写真:ホーコス本社に家宅捜索に入る捜査員=4日午前8時50分、広島県福山市草戸町2丁目、松尾俊二撮影ホーコス本社に家宅捜索に入る捜査員=4日午前8時50分、広島県福山市草戸町2丁目、松尾俊二撮影

 核兵器の開発に転用できる工作機械を不正に輸出したとして、警視庁公安部と広島県警の合同捜査本部は4日、広島県福山市の工作機械メーカー「ホーコス」(菅田雅夫社長)の元海外営業課長代理、青山正彦容疑者(51)=同市=と社員3人を外為法違反(無許可輸出)の疑いで逮捕したと発表した。

 捜査本部によると、同社は04年11月と06年9月、高性能で輸出制限のある「マシニングセンター」(MC)と呼ばれる工作機械を、経済産業相の許可を得ずに韓国と中国の企業に計16台、輸出した疑いがある。4人は輸出業務の実務担当者とされる。MCはウラン濃縮に使われる遠心分離器の部品の製作が可能とされる。

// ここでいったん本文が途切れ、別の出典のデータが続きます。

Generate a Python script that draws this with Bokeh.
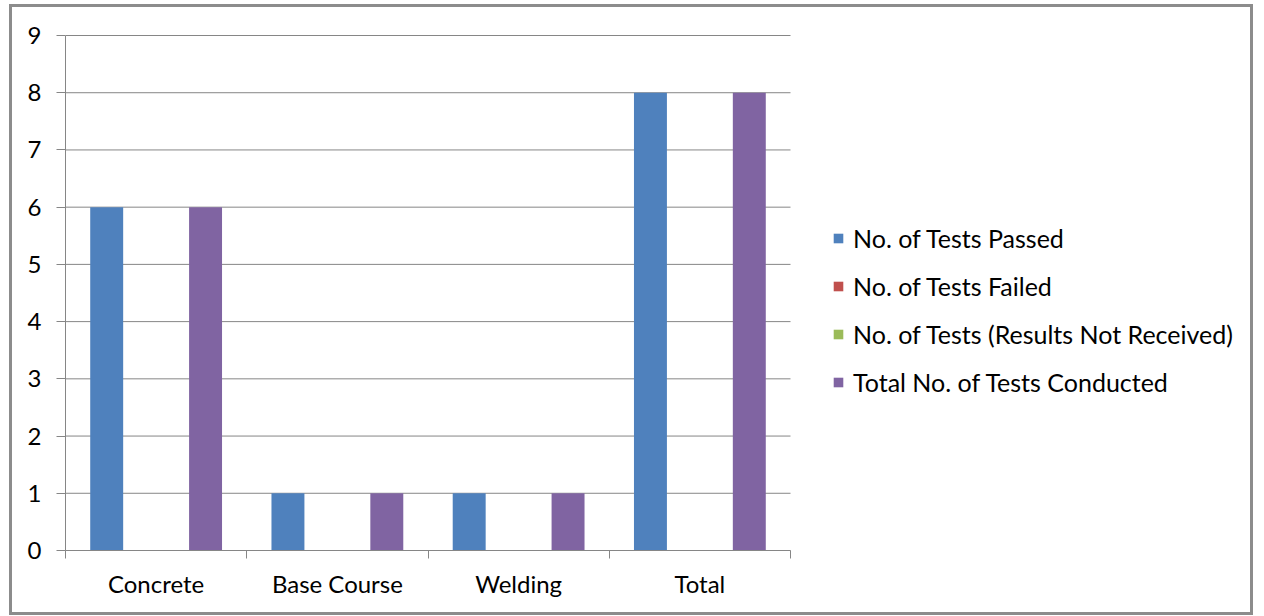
import numpy as np
from bokeh.plotting import figure
from bokeh.models import Range1d, FixedTicker, Legend, LegendItem, ColumnDataSource
from bokeh.embed import file_html
from bokeh.resources import INLINE

categories = ["Concrete", "Base Course", "Welding", "Total"]
series_names = ["No. of Tests Passed", "No. of Tests Failed",
                "No. of Tests (Results Not Received)", "Total No. of Tests Conducted"]
passed = [6, 1, 1, 8]
failed = [0, 0, 0, 0]
not_received = [0, 0, 0, 0]
total_conducted = [6, 1, 1, 8]
series_values = [passed, failed, not_received, total_conducted]
colors = ["#4F81BD", "#C0504D", "#9BBB59", "#8064A2"]
y_ticks = list(range(10))

FONT = "Lato"
FS = "24px"
LEG_FS = "25px"
GRID = "#868686"

# layout (canvas pixels inside the 3px border)
W, H = 1244, 611
B_LEFT, B_RIGHT, B_TOP, B_BOTTOM = 53, 4, 27, 68
CAT_PX = 181.25  # pixel width of one category slot
frame_w = W - B_LEFT - B_RIGHT
x_end = frame_w / CAT_PX
frame_h = H - B_TOP - B_BOTTOM
y_end = 9 * frame_h / (frame_h - 1)

p = figure(width=W, height=H, output_backend="svg", toolbar_location=None,
           x_range=Range1d(0, x_end), y_range=Range1d(0, y_end),
           min_border_left=B_LEFT, min_border_right=B_RIGHT,
           min_border_top=B_TOP, min_border_bottom=B_BOTTOM)
p.styles = {"border": "3px solid #8c8c8c", "margin-left": "9px", "margin-top": "4px"}
p.outline_line_color = None
p.background_fill_color = "white"
p.border_fill_color = "white"
p.xgrid.grid_line_color = None
p.ygrid.grid_line_color = None

# horizontal gridlines limited to the category area
n = len(categories)
p.segment(x0=[0] * len(y_ticks), x1=[n] * len(y_ticks), y0=y_ticks, y1=y_ticks,
          line_color=GRID, line_width=1)

centers = np.arange(n) + 0.5
w = 1 / 5.5
items = []
for i, (name, vals, col) in enumerate(zip(series_names, series_values, colors)):
    src = ColumnDataSource(dict(x=centers + (i - 1.5) * w, top=vals))
    r = p.vbar(x="x", top="top", bottom=0, width=w, source=src,
               fill_color=col, line_color=None)
    items.append(LegendItem(label=name, renderers=[r]))

# x axis
xa = p.xaxis[0]
xa.bounds = (0, n)
xa.ticker = FixedTicker(ticks=list(centers), minor_ticks=list(range(n + 1)))
xa.major_label_overrides = {float(c): lab for c, lab in zip(centers, categories)}
xa.major_tick_out = 0
xa.major_tick_in = 0
xa.minor_tick_out = 8
xa.minor_tick_in = 0
xa.minor_tick_line_color = GRID
xa.axis_line_color = GRID
xa.major_label_text_font = FONT
xa.major_label_text_font_size = FS
xa.major_label_text_color = "black"
xa.major_label_standoff = 10

# y axis
ya = p.yaxis[0]
ya.bounds = (0, 9)
ya.ticker = FixedTicker(ticks=y_ticks)
ya.major_tick_out = 9
ya.major_tick_in = 0
ya.minor_tick_line_color = None
ya.major_tick_line_color = GRID
ya.axis_line_color = GRID
ya.major_label_text_font = FONT
ya.major_label_text_font_size = FS
ya.major_label_text_color = "black"
ya.major_label_standoff = 15

legend = Legend(items=items, location=(767, 153), orientation="vertical",
                glyph_width=12, glyph_height=12, label_standoff=9,
                label_text_font=FONT, label_text_font_size=LEG_FS, label_text_color="black",
                label_height=25, spacing=18, padding=0, margin=0,
                border_line_color=None, background_fill_alpha=0)
p.add_layout(legend)

open("out.html", "w").write(file_html(p, INLINE))
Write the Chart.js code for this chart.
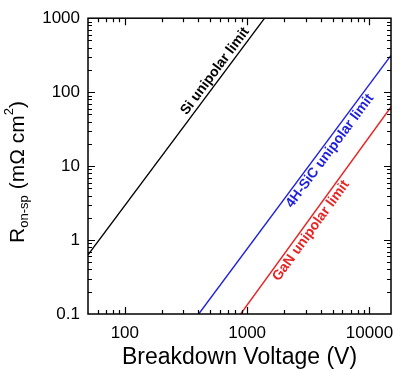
<!DOCTYPE html>
<html><head><meta charset="utf-8">
<script src="https://cdn.jsdelivr.net/npm/chart.js@4/dist/chart.umd.min.js"></script>
<style>html,body{margin:0;padding:0;background:#fff}</style>
</head><body>
<canvas id="c" width="400" height="371"></canvas>
<script>
const xRange = [50, 15000];
const yRange = [0.1, 1000];
const xTickLabels = [100, 1000, 10000];
const yTickLabels = [0.1, 1, 10, 100, 1000];
const siV = [50, 1390];   const siR = [0.63, 1000];
const sicV = [402, 15000]; const sicR = [0.1, 315];
const ganV = [885, 15000]; const ganR = [0.1, 63];
const lineNames = ['Si unipolar limit', '4H-SiC unipolar limit', 'GaN unipolar limit'];
const labelV = [617, 4210, 2945];
const labelSide = [-1, 1, 1];
const colors = ['#000000', '#1f1fe0', '#e82424'];
const FONT = '"Liberation Sans", Arial, Helvetica, sans-serif';

function pts(v, r) { return v.map((x, i) => ({ x: x, y: r[i] })); }
const series = [[siV, siR], [sicV, sicR], [ganV, ganR]];

function isNice(v) {
  const e = Math.floor(Math.log10(v) + 1e-9);
  const m = v / Math.pow(10, e);
  return Math.abs(m - Math.round(m)) < 1e-6;
}
function isMajor(v, list) { return list.some(t => Math.abs(v - t) / t < 1e-6); }

const framePlugin = {
  id: 'frame',
  afterDatasetsDraw(chart) {
    const ctx = chart.ctx, a = chart.chartArea;
    const xs = chart.scales.x, ys = chart.scales.y;
    ctx.save();
    ctx.strokeStyle = '#000'; ctx.lineWidth = 1.2;
    // ticks
    xs.ticks.forEach(t => {
      if (!isNice(t.value)) return;
      const px = Math.round(xs.getPixelForValue(t.value)) + 0.5;
      if (px < a.left + 1 || px > a.right - 1) return;
      const L = isMajor(t.value, xTickLabels) ? 7 : 4;
      ctx.beginPath();
      ctx.moveTo(px, a.bottom); ctx.lineTo(px, a.bottom - L);
      ctx.moveTo(px, a.top); ctx.lineTo(px, a.top + L);
      ctx.stroke();
    });
    ys.ticks.forEach(t => {
      if (!isNice(t.value)) return;
      const py = Math.round(ys.getPixelForValue(t.value)) + 0.5;
      if (py < a.top + 1 || py > a.bottom - 1) return;
      const L = isMajor(t.value, yTickLabels) ? 7 : 4;
      ctx.beginPath();
      ctx.moveTo(a.left, py); ctx.lineTo(a.left + L, py);
      ctx.moveTo(a.right, py); ctx.lineTo(a.right - L, py);
      ctx.stroke();
    });
    ctx.lineWidth = 1.5;
    ctx.strokeRect(a.left, a.top, a.right - a.left, a.bottom - a.top);

    // line labels
    series.forEach((s, i) => {
      const v = s[0], r = s[1];
      const V = labelV[i];
      const t = (Math.log10(V) - Math.log10(v[0])) / (Math.log10(v[1]) - Math.log10(v[0]));
      const R = Math.pow(10, Math.log10(r[0]) + t * (Math.log10(r[1]) - Math.log10(r[0])));
      const x0 = xs.getPixelForValue(v[0]), y0 = ys.getPixelForValue(r[0]);
      const x1 = xs.getPixelForValue(v[1]), y1 = ys.getPixelForValue(r[1]);
      const ang = Math.atan2(y1 - y0, x1 - x0);
      ctx.save();
      ctx.translate(xs.getPixelForValue(V), ys.getPixelForValue(R));
      ctx.rotate(ang);
      ctx.translate(0, labelSide[i] * 8);
      ctx.fillStyle = colors[i];
      ctx.font = 'bold 14px ' + FONT;
      ctx.textAlign = 'center'; ctx.textBaseline = 'middle';
      ctx.fillText(lineNames[i], 0, 0);
      ctx.restore();
    });

    // axis titles
    ctx.fillStyle = '#000';
    ctx.font = '23px ' + FONT;
    ctx.textAlign = 'center'; ctx.textBaseline = 'middle';
    ctx.fillText('Breakdown Voltage (V)', (a.left + a.right) / 2, 358);

    // y title with sub/superscript
    const parts = [
      { t: 'R', f: '21px ', dy: 0 },
      { t: 'on-sp', f: '13px ', dy: 6 },
      { t: ' (m\u03A9 cm', f: '21px ', dy: 0 },
      { t: '2', f: '13px ', dy: -9 },
      { t: ')', f: '21px ', dy: 0 }
    ];
    let total = 0;
    parts.forEach(p => { ctx.font = p.f + FONT; p.w = ctx.measureText(p.t).width; total += p.w; });
    ctx.save();
    ctx.translate(18, 172);
    ctx.rotate(-Math.PI / 2);
    ctx.textAlign = 'left'; ctx.textBaseline = 'middle';
    let cx = -total / 2;
    parts.forEach(p => { ctx.font = p.f + FONT; ctx.fillText(p.t, cx, p.dy); cx += p.w; });
    ctx.restore();
    ctx.restore();
  }
};

new Chart(document.getElementById('c'), {
  type: 'scatter',
  data: {
    datasets: series.map((s, i) => ({
      label: lineNames[i],
      data: pts(s[0], s[1]),
      showLine: true,
      borderColor: colors[i],
      backgroundColor: colors[i],
      borderWidth: 1.4,
      pointRadius: 0,
      pointHoverRadius: 0,
      tension: 0
    }))
  },
  options: {
    responsive: false,
    animation: false,
    events: [],
    layout: { padding: { left: 0, right: 8, top: 13, bottom: 0 } },
    plugins: { legend: { display: false }, tooltip: { enabled: false } },
    scales: {
      x: {
        type: 'logarithmic',
        min: xRange[0], max: xRange[1],
        grid: { display: false, drawTicks: false },
        border: { display: false },
        afterFit: s => { s.height = 57; },
        ticks: {
          autoSkip: false, maxRotation: 0, padding: 9, color: '#000',
          font: { family: FONT, size: 17 },
          callback: v => isMajor(v, xTickLabels) ? String(Math.round(v)) : ''
        }
      },
      y: {
        type: 'logarithmic',
        min: yRange[0], max: yRange[1],
        grid: { display: false, drawTicks: false },
        border: { display: false },
        afterFit: s => { s.width = 88; },
        ticks: {
          autoSkip: false, padding: 8, color: '#000',
          font: { family: FONT, size: 17 },
          callback: v => {
            const m = yTickLabels.find(t => Math.abs(v - t) / t < 1e-6);
            return m !== undefined ? String(m) : '';
          }
        }
      }
    }
  },
  plugins: [framePlugin]
});
</script>
</body></html>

 外為法は、一定以上の高精度な加工が可能な工作機械は、核兵器の開発や製造に利用される恐れがあるとして、輸出の際に経産相の許可を得るよう定めている。

 捜査本部は昨年7月に同社を家宅捜索。押収した資料の分析などで、輸出したMCが許可が必要な精度だったことを確認した。一方で、経産省や税関には性能を低く偽って申告し、許可を取る手続きを免れていたという。

 捜査本部は、同社が同じ手口の不正を長年にわたり続けていた疑いがあるとみている。今後、同社幹部が関与していたかどうか解明を進める。

 民間の信用調査機関によると、ホーコスは主に国内外の自動車メーカー向けに工作機械を製造・販売している。同社のホームページでは、従業員は665人、08年9月期の売上高は約203億円。